In [57]:
from dotenv import load_dotenv
import os
import requests
import pandas as pd
import re
import numpy as np

load_dotenv()
census_key = os.getenv("CENSUS_API_KEY")

Call Census ACS5 API for (var) at Tract Level
- Total Population (B01003_001E)
- Uninsured Populatoin Segment (B27001_004E)
- Median household income (B19013_001E)

In [58]:
YEAR = 2019
base_url = f"https://api.census.gov/data/{YEAR}/acs/acs5"

# call to census ACS5 2019 API at tract level
def call(state, county, tract):
    if tract == 'ALL':
        for_val = 'tract:*'
    else:
        for_val = f'tract:{tract}'
    params = {
        "get": "B01003_001E,B27001_004E,B19013_001E,NAME",
        "for": for_val, 
        "in": f"state:{state}+county:{county}",
        "key": census_key
    }

    response = requests.get(base_url, params)

    print(response)

    if response.status_code == 200:
        data = response.json()
    else:
        print("Error:", response.status_code)
    
    return data

# return a tuple (state, county, tract) from an 11-digit FIPS
# does not check for validity
def code_to_tuple(census_tract: str) -> tuple[str]:
    ids = []
    ids = re.match(r'(\d{2})(\d{3})(\d{6})', census_tract)
    tup = (ids.group(1), ids.group(2), ids.group(3))
    return tup


def get_pop_batched(census_tract: str):
    tup = code_to_tuple(census_tract)
    data = call(tup[0], tup[1], 'ALL')
    acs_data = pd.DataFrame(data)
    return data

# All data for california
def california_call():
    params = {
        "get": "B01003_001E,B27001_004E,B19013_001E,NAME",
        "for": 'tract:*', 
        "in": f"state:06+county:*",
        "key": census_key
    }

    response = requests.get(base_url, params)

    if response.status_code == 200:
        data = response.json()
    else: 
        print("Error:", response.status_code)
    
    return data


In [59]:

acs_data = california_call()

acs_df = pd.DataFrame(data=acs_data[1:], columns = acs_data[0])

acs_df.rename(columns={
    "B01003_001E": "TotalPop",
    "B27001_004E": "UninsuredPop",
    "B19013_001E": "MedHouseInc"
    }, inplace=True)

acs_df['GEOID'] = acs_df['state'] + acs_df['county'] + acs_df['tract']
acs_df.drop(columns=['state', 'county', 'tract', 'NAME'], inplace=True)

acs_df.head(3)


Unnamed: 0,TotalPop,UninsuredPop,MedHouseInc,GEOID
0,3195,39,206607,6085507904
1,8604,537,114300,6085508504
2,4871,218,152969,6085508505


Remove Census Null value marker from Median House Income 

In [55]:
acs_df.MedHouseInc.replace("-666666666", None, inplace=True)

In [56]:
acs_df.shape
acs_df.to_csv('../data/raw/ACS5 2019.csv')
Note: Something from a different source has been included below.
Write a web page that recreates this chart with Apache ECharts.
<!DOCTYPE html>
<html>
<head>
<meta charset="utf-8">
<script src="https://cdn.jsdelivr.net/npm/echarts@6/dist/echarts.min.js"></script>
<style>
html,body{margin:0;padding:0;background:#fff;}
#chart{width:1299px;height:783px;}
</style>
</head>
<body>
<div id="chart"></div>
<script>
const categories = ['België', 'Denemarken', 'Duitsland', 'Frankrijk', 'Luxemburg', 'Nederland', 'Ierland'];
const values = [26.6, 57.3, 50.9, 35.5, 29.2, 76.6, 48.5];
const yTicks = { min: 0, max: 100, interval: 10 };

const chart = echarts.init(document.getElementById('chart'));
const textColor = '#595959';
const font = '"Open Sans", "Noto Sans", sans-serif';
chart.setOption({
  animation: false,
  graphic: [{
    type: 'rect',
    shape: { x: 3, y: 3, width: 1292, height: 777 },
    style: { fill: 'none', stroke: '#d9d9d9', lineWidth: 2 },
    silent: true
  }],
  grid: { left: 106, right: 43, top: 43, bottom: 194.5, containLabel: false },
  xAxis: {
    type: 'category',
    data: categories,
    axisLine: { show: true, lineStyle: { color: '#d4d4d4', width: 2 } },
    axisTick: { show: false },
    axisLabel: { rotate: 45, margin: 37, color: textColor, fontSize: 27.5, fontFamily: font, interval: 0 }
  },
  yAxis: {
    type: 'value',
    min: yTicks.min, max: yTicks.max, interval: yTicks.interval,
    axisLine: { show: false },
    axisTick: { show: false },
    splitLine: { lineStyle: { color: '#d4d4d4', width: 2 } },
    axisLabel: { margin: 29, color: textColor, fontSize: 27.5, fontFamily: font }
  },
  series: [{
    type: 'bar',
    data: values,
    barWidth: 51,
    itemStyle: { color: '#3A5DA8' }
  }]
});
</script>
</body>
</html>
Split USDA into 1/2, 1, 10, 20

Thoughts:
- is there real reason to, if I want to regress on this data later, it would work against me to have them in different datasets
- The healthoutcomes for a tract take into account all persons, not just those who are farther away from food sources
- Do this in the exploratory Analysis, for this phase just worry about collecting data, that means extracting tract data and refering to the API for corresponding population estimates
- Another example could be get the fara for another year and see if there's a correlation between more or less restricted food access and the progression of health outcomes with time ???